Blue-headed Vireos are common here in migration, both in spring and fall, but I haven’t often seen one this late in the year. This one was probably a late migrant still moving further south, but a few may stay here through the winter.

Meanwhile more than a dozen Chipping Sparrows, two or three Eastern Bluebirds and two Dark-eyed Juncos – the first ones I’ve seen here this season – were feeding in an open grassy area below the pines and oaks.

A Quiet Red-shouldered Hawk

Wednesday, November 16th, 2011

On down the road, the trees on all sides became quiet. I came around a curve, walked past a tangled brown thicket surrounding several tall pines, sweet gums and oaks, and ahead, in a bare-limbed pecan tree on the edge of a yard saw the large shape of a hawk – at first just a dark silhouette, then the rich, varied tones of a Red-shouldered Hawk came into focus, with ruddy red-orange barring on the breast, brown head and deep brown back speckled with white. It sat quietly, very still, looking down. Below in the grass, five or six American Crows walked around, apparently unconcerned, and several smaller birds and two squirrels were scattered out across the yard.
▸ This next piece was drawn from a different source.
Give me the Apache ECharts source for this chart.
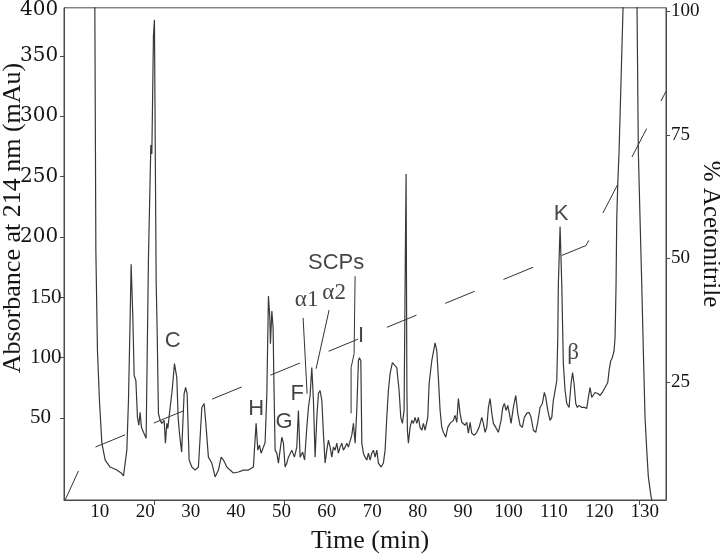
<!DOCTYPE html>
<html>
<head>
<meta charset="utf-8">
<script src="https://cdn.jsdelivr.net/npm/echarts@6/dist/echarts.min.js"></script>
<style>html,body{margin:0;padding:0;background:#fff}#c{width:720px;height:555px}</style>
</head>
<body>
<div id="c"></div>
<script>
// Chromatogram: [time (min), absorbance at 214 nm (mAu)]
const absorbance = [
[8.85,427],[9.12,188],[9.47,105.7],[9.91,64.5],[10.44,29.1],[11.17,15.1],[12.27,9.3],[13.74,6.8],[14.69,4.4],[15.20,1.9],
[15.94,23.3],[16.30,64.5],[16.67,132.8],[16.89,177.3],[17.27,132.8],[17.55,85.1],[17.93,81.0],[18.28,50.5],[18.59,43.9],[18.87,54.6],
[19.16,42.2],[19.60,38.1],[20.19,33.2],[20.48,34.0],[20.70,182.2],[21.23,276.1],[21.45,268.7],[21.80,366.7],[22.02,379.9],[22.22,262.1],
[22.40,163.3],[22.62,122.1],[22.90,53.8],[23.28,48.0],[23.65,45.5],[24.16,48.0],[24.44,29.1],[24.75,45.5],[24.97,41.4],[25.48,58.7],
[25.92,72.7],[26.43,95.0],[26.95,83.4],[27.24,50.5],[27.53,37.3],[28.01,21.7],[28.56,70.2],[28.89,75.2],[29.22,70.2],[29.66,15.1],
[30.26,9.3],[30.99,6.8],[31.71,9.3],[32.46,58.7],[32.97,62.0],[33.34,45.5],[33.91,17.5],[34.66,12.6],[35.39,1.1],[36.12,6.8],
[36.71,17.5],[37.22,15.1],[37.97,9.3],[38.69,6.8],[39.42,4.4],[40.52,5.2],[41.62,6.8],[42.72,6.8],[43.82,9.3],[44.04,23.3],
[44.42,45.5],[44.79,23.3],[45.15,27.4],[45.52,20.8],[46.03,25.8],[46.40,29.9],[46.78,70.2],[47.13,150.9],[47.44,132.8],[47.57,111.4],
[47.88,138.6],[48.16,124.6],[48.32,83.4],[48.60,23.3],[48.98,20.8],[49.33,12.6],[49.70,23.3],[50.08,34.0],[50.43,29.1],[50.80,9.3],
[51.18,12.6],[51.53,17.5],[52.28,23.3],[52.85,17.5],[53.38,25.8],[53.73,56.2],[54.11,17.5],[54.66,21.7],[55.10,15.1],[55.54,39.8],
[55.94,58.7],[56.31,68.6],[56.68,91.7],[56.86,78.5],[57.04,64.5],[57.41,17.5],[57.79,50.5],[58.14,70.2],[58.51,72.7],[58.89,64.5],
[59.24,37.3],[59.61,12.6],[59.99,23.3],[60.34,31.5],[60.72,25.8],[61.09,17.5],[61.44,25.8],[61.82,23.3],[62.19,29.1],[62.54,20.8],
[62.92,25.8],[63.29,29.1],[63.64,23.3],[64.02,25.8],[64.39,29.1],[64.74,25.8],[65.49,35.7],[65.85,45.5],[66.22,29.1],[66.59,56.2],
[66.95,97.4],[67.17,99.9],[67.48,97.4],[67.70,29.1],[68.05,20.8],[68.42,17.5],[68.80,15.1],[69.15,20.8],[69.52,15.1],[69.90,20.8],
[70.25,23.3],[70.62,17.5],[71.00,23.3],[71.35,12.6],[71.95,9.3],[72.45,12.6],[72.83,23.3],[73.20,50.5],[73.55,72.7],[73.93,86.7],
[74.43,95.8],[74.87,97.4],[75.40,91.7],[75.91,72.7],[76.28,50.5],[76.64,45.5],[77.01,56.2],[77.28,182.2],[77.45,252.2],[77.63,72.7],
[77.74,39.8],[77.96,29.1],[78.33,42.2],[78.71,48.0],[79.06,45.5],[79.43,50.5],[79.81,45.5],[80.16,50.5],[80.53,42.2],[80.91,39.8],
[81.26,45.5],[81.64,39.8],[82.23,50.5],[82.52,78.5],[83.11,97.4],[83.84,112.2],[84.21,105.7],[84.56,83.4],[84.94,56.2],[85.31,42.2],
[85.66,38.1],[86.19,34.0],[86.63,42.2],[87.14,45.5],[87.52,43.9],[87.87,48.0],[88.24,52.1],[88.62,46.4],[88.97,66.1],[89.34,53.8],
[89.72,46.4],[90.07,48.0],[90.44,43.9],[90.82,46.4],[91.17,37.3],[91.55,46.4],[91.92,37.3],[92.49,35.7],[93.02,38.1],[93.53,42.2],
[94.12,50.5],[94.47,45.5],[94.85,38.1],[95.22,42.2],[95.58,58.7],[95.95,66.1],[96.33,53.8],[96.68,45.5],[97.20,42.2],[97.78,38.1],
[98.37,48.0],[98.75,58.7],[99.10,62.0],[99.47,56.2],[99.85,60.4],[100.20,53.8],[100.57,45.5],[101.08,58.7],[101.61,68.6],[102.05,53.8],
[102.56,43.9],[103.06,42.2],[103.50,50.5],[104.03,53.8],[104.54,54.6],[104.98,50.5],[105.49,39.8],[106.01,38.1],[106.45,46.4],[106.96,58.7],
[107.47,62.0],[107.91,71.1],[108.22,67.0],[108.66,56.2],[109.16,48.0],[109.54,50.5],[109.89,64.5],[110.27,72.7],[110.64,81.0],[110.86,116.0],
[110.99,160.8],[111.37,208.5],[111.74,160.8],[112.09,95.0],[112.47,72.7],[112.84,62.0],[113.35,58.7],[113.79,78.5],[114.12,87.5],[114.45,78.5],
[114.82,62.0],[115.17,58.7],[115.55,60.4],[116.14,58.7],[116.72,58.7],[117.25,57.9],[117.60,67.0],[117.97,75.2],[118.35,67.0],[118.70,66.1],
[119.07,71.1],[119.67,70.2],[120.18,68.6],[120.68,71.1],[121.27,75.2],[121.87,79.3],[122.16,89.2],[122.53,97.4],[122.88,99.9],[123.26,105.7],
[123.48,116.5],[123.70,160.8],[123.85,215.2],[124.07,243.2],[124.36,270.4],[125.24,389.8],[125.68,427],[127.88,427],[128.32,389.8],[128.61,270.4],
[128.98,215.2],[129.36,160.8],[129.71,105.7],[130.08,50.5],[130.46,23.3],[130.81,1.1],[131.41,-15.4],[132.07,-26]
];

// Acetonitrile gradient: [time (min), % acetonitrile]
const gradient = [[2.36,1.1],[7.38,11.2],[117.09,52.6],[134.7,83.8]];

// Peak labels: [time, absorbance, text]
const peakLabels = [
  [26.03,113.9,'C'],[44.42,57.1,'H'],[50.58,46.4,'G'],[53.45,70.2,'F'],
  [62.04,178.1,'SCPs'],[67.54,118.0,'I'],[111.59,219.3,'K']
];
const greekLabels = [[55.54,147.7,'α1'],[61.60,153.7,'α2'],[114.23,104.0,'β']];

// Leader lines from labels to peaks
const leaderAlpha1 = [[54.77,132.8],[55.65,70.2]];
const leaderAlpha2 = [[60.49,139.4],[57.63,90.8]];
const leaderSCPs = [[66.22,167.4],[66.0,103.2],[65.34,91.7],[65.34,53.8]];

const timeTicks = [10,20,30,40,50,60,70,80,90,100,110,120,130];
const timeTickMarks = [22,50.6,128.7];
const absTicks = [50,100,150,200,250,300,350,388];
const acnTicks = [25,50,75,100];

const axisColor = '#4a4a4a';
const textColor = '#151515';

const chart = echarts.init(document.getElementById('c'), null, {renderer:'canvas'});

const leaderSeries = [leaderAlpha1, leaderAlpha2, leaderSCPs].map(d => ({
  type:'line', data:d, symbol:'none', silent:true,
  lineStyle:{color:'#333', width:1}, z:3
}));

chart.setOption({
  animation:false,
  backgroundColor:'#fff',
  grid:{left:64, right:54, top:5, bottom:55, show:true, borderColor:axisColor, borderWidth:1, backgroundColor:'transparent'},
  xAxis:{
    type:'value', min:2.1, max:134.7,
    axisLine:{show:true, onZero:false, lineStyle:{color:axisColor, width:1}},
    axisTick:{show:true, customValues:timeTickMarks, length:5, inside:false, lineStyle:{color:axisColor}},
    axisLabel:{customValues:timeTicks, fontFamily:'Liberation Serif', fontSize:19, color:textColor, margin:3},
    splitLine:{show:false}
  },
  yAxis:[{
    type:'value', position:'left', min:-18, max:389.8,
    axisLine:{show:true, onZero:false, lineStyle:{color:axisColor, width:1}},
    axisTick:{show:true, customValues:[50,100,150,200,250,300,350], length:4, lineStyle:{color:axisColor}},
    axisLabel:{
      customValues:absTicks, align:'left', margin:44,
      formatter:function(v){
        if (v > 380) return '{u|400}';
        if (v >= 200) return '{u|' + v + '}';
        return '{l|' + v + '}';
      },
      rich:{
        u:{fontFamily:'DejaVu Serif', fontSize:20, color:textColor},
        l:{fontFamily:'Liberation Serif', fontSize:21, color:textColor, padding:[0,0,0,10]}
      }
    },
    splitLine:{show:false}
  },{
    type:'value', position:'right', min:1.1, max:100.7,
    axisLine:{show:true, onZero:false, lineStyle:{color:axisColor, width:1}},
    axisTick:{show:true, customValues:acnTicks, length:4, lineStyle:{color:axisColor}},
    axisLabel:{customValues:acnTicks, fontFamily:'Liberation Serif', fontSize:19, color:textColor, margin:5},
    splitLine:{show:false}
  }],
  series:[
    {
      type:'line', name:'A214', data:absorbance, symbol:'none', clip:true,
      lineStyle:{color:'#383838', width:1.2}, z:4
    },
    {
      type:'line', name:'Acetonitrile', yAxisIndex:1, data:gradient, symbol:'none', clip:true,
      lineStyle:{color:'#333', width:1, type:[32,31], dashOffset:0}, z:3
    },
    ...leaderSeries,
    {
      type:'scatter', silent:true, symbolSize:1, itemStyle:{color:'transparent'}, z:6,
      data:peakLabels.map(p => ({value:[p[0],p[1]], name:p[2]})),
      label:{show:true, position:'inside', formatter:p => p.name, fontFamily:'Liberation Sans', fontSize:22, color:textColor}
    },
    {
      type:'scatter', silent:true, symbolSize:1, itemStyle:{color:'transparent'}, z:6,
      data:greekLabels.map(p => ({value:[p[0],p[1]], name:p[2]})),
      label:{show:true, position:'inside', formatter:p => p.name, fontFamily:'Liberation Serif', fontSize:23, color:textColor}
    }
  ],
  graphic:[
    {type:'text', x:13, y:218, rotation:Math.PI/2,
     style:{text:'Absorbance at 214 nm (mAu)', font:'26px "Liberation Serif"', fill:textColor, align:'center', verticalAlign:'middle'}},
    {type:'text', x:711, y:234, rotation:-Math.PI/2,
     style:{text:'% Acetonitrile', font:'25px "Liberation Serif"', fill:textColor, align:'center', verticalAlign:'middle'}},
    {type:'text', x:370, y:541,
     style:{text:'Time (min)', font:'26px "Liberation Serif"', fill:textColor, align:'center', verticalAlign:'middle'}}
  ]
});
</script>
</body>
</html>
Though I stopped, it was only a few seconds before the hawk spread its wings and swept low across the road, across another yard and into the trees beyond – showing its colors in flight – the broad, pale underside of the wings, reddish breast and brightly-banded black and white tail. I felt sorry to have disturbed it.

Four Rusty Blackbirds

Wednesday, November 16th, 2011

A little further on, a medium-sized songbird moved around among the speckled leaves of a water oak. Slender and graceful in shape, thin pointed bill, brown – several shades of brown – it took me a minute or so to recognize a female Rusty Blackbird. She was quite beautiful, patterned in different tones of warm, rosy brown, fawn, tan and grayish-brown, with a pale buff stripe over the eye, and a dark streak or patch through the yellow eye.

She walked along a large branch of the oak, strolling along it as if it were a boulevard, looking down at the bark as she went. There was a second female – and then two male Rusty Blackbirds flew into the same tree. The males looked all-black, with no hint of winter rust in the plumage that I could see, but they were partially shaded among the leaves. The slender shape, thin pointed bills and startling, pale yellow eyes were clear. The soft chuck calls the birds exchanged were so low and intimate a sound that I almost didn’t notice them.

At one point, one of the females held a very small twig in her beak with a couple of small leaves as she strolled along a branch – maybe a bug or spider on the twig? I don’t know. After about four or five minutes, they all flew. There may have been other Rusty Blackbirds around – but these four were the only ones I saw, and they did not seem to be part of a larger flock. There was a flock of Common Grackles and maybe other blackbirds in a different part of the neighborhood, but far enough away so that I couldn’t even hear their clamor as I was watching these.

Populations of Rusty Blackbirds have declined dramatically in the past three or four decades. Some estimates of population decreases are as high as 99 percent. The reasons for their decline are not fully understood, though loss of habitat is one likely factor. Because they have become so much less common, it’s especially interesting to see and watch them.

Seeing both the Blue-headed Vireo and the Rusty Blackbirds was very unexpected – with the Red-shouldered Hawk as a bonus – especially because it continues to seem there are dramatically fewer birds in our neighborhood this fall season. Although most of our usual winter resident birds have returned, there just don’t seem to be as many of them, at least not so far.